Opportunity to learn is crucially dependent on the quality of classroom management. In effectively managed classrooms, students are able to spend more time on task and therefore have more opportunity to engage with learning content than do students in less effectively managed classrooms. Providing time to learn mathematics is one of the key features of effective mathematics instruction (Grouws & Cebulla, 2000).

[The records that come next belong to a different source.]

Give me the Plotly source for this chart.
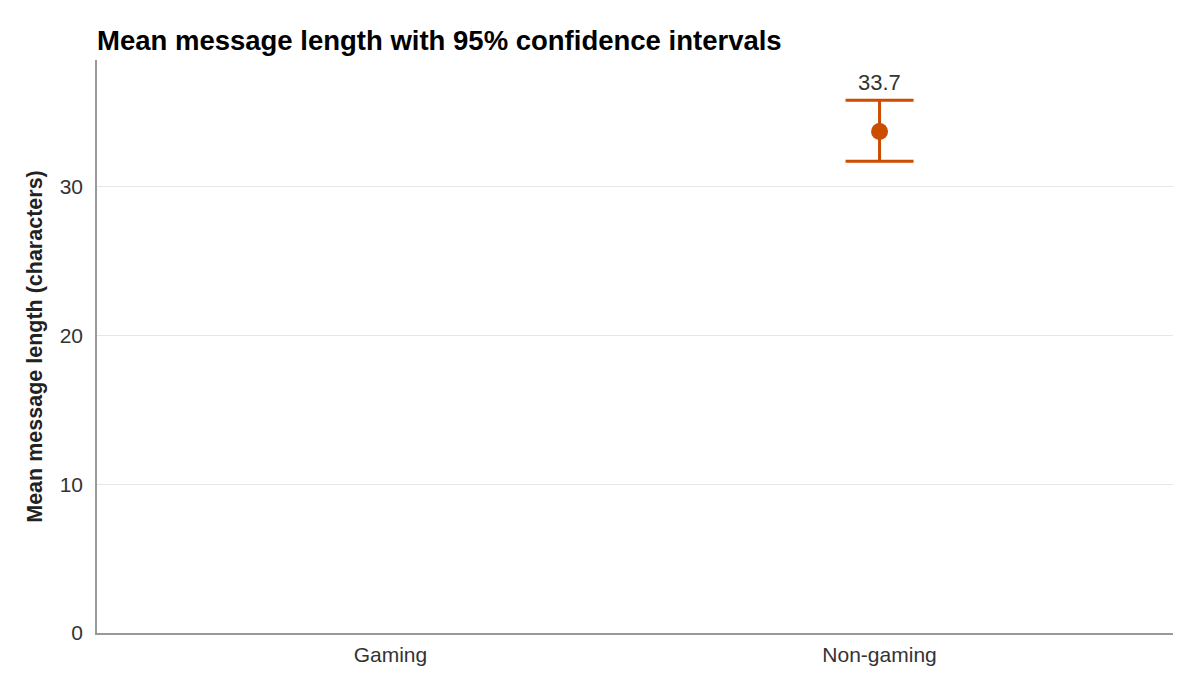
import plotly.graph_objects as go

# Mean message length per group with 95% CI (Gaming has no estimate)
groups = ["Gaming", "Non-gaming"]
means = [None, 33.7]
ci_low = [None, 31.7]
ci_high = [None, 35.8]

color = "#CC4C02"
font = "Liberation Sans, Arial, sans-serif"

err_plus = [None if m is None else h - m for m, h in zip(means, ci_high)]
err_minus = [None if m is None else m - l for m, l in zip(means, ci_low)]

fig = go.Figure(go.Scatter(
    x=groups,
    y=means,
    mode="markers",
    marker=dict(color=color, size=17),
    error_y=dict(type="data", symmetric=False, array=err_plus, arrayminus=err_minus,
                 color=color, thickness=3, width=34),
    showlegend=False,
))

for g, m, h in zip(groups, means, ci_high):
    if m is None:
        continue
    fig.add_annotation(x=g, y=h, text=f"{m:.1f}", showarrow=False,
                       yanchor="bottom", yshift=3,
                       font=dict(size=22, color="#333333", family=font))

fig.update_layout(
    width=1200, height=690,
    plot_bgcolor="white", paper_bgcolor="white",
    margin=dict(l=89, r=35, t=52, b=65),
    font=dict(family=font, color="#333333"),
    title=dict(text="<b>Mean message length with 95% confidence intervals</b>",
               x=89 / 1200, xanchor="left", y=1 - 32 / 690, yanchor="middle",
               font=dict(size=27.5, color="black", family=font)),
)
fig.update_xaxes(
    categoryorder="array", categoryarray=groups, range=[-0.6, 1.6],
    showline=True, linecolor="#999999", linewidth=1.5, showgrid=False,
    ticks="", ticklabelstandoff=2, tickfont=dict(size=21, color="#333333"),
)
fig.update_yaxes(
    range=[0, 38.5], tickvals=[0, 10, 20, 30],
    showline=True, linecolor="#999999", linewidth=1.5,
    showgrid=True, gridcolor="#e6e6e6", gridwidth=1, zeroline=False,
    ticks="", ticklabelstandoff=8, tickfont=dict(size=21, color="#333333"),
    title=dict(text="<b>Mean message length (characters)</b>",
               font=dict(size=21.5, color="#222222"), standoff=11),
)

fig.write_html("out.html")
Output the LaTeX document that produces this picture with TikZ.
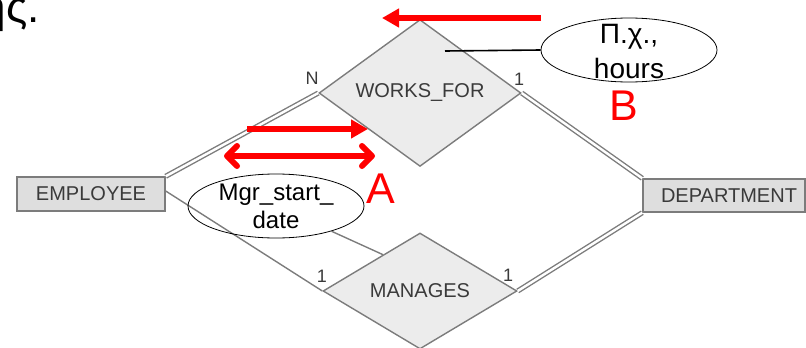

There are various means for developing and sustaining an orderly classroom atmosphere: preventing disruptions and minimising the likelihood of disciplinary problems, on the one hand, and dealing with misbehaviour, disruptions and conflicts, on the other (Borich, 2007). To this end, teachers must be able to establish clear rules and procedures, manage transitions between lesson segments smoothly, keep track of students' work, plan and organise their lessons well, manage minor disciplinary problems and disruptions, stop inappropriate behaviour, and keep a whole-group focus (Evertson, 1989, Kounin, 1970).

From this perspective, effective classroom management can be seen as a critical prerequisite for students' cognitive engagement, in as much as it provides them with sufficient time and an orderly atmosphere in which to engage in content-related activities. Numerous empirical studies have confirmed that effective classroom management has positive effects on student learning (Campbell et al., 2004, Doyle, 1986, Seidel and Shavelson, 2007, Wang et al., 1993, Weinert and Helmke, 1997).

The present study is part of a larger research project using video observation as research methodology. The data are based on observation of teachers and students in the classroom while a specific topic was being taught, namely the Pythagorean Theorem. Drawing on the theoretical insights and empirical evidence outlined in the previous sections, in the present study we posed the following research questions and hypotheses. (a) Which are the effects of the three dimensions of instructional quality on students' mathematics performance when relevant student characteristics and conditions within the classroom are controlled for? We expected cognitive activation and classroom management to have direct effects on students' mathematics performance. However, we did not expect supportive climate to have a direct effect on their mathematics performance (Hypothesis 1). (b) Do our data provide empirical evidence that cognitive activation and supportive climate moderate the relationship between students' interest and their mathematics performance? We expected cognitive activation and supportive climate to moderate the relationship between students' interest and their mathematics performance (Hypothesis 2).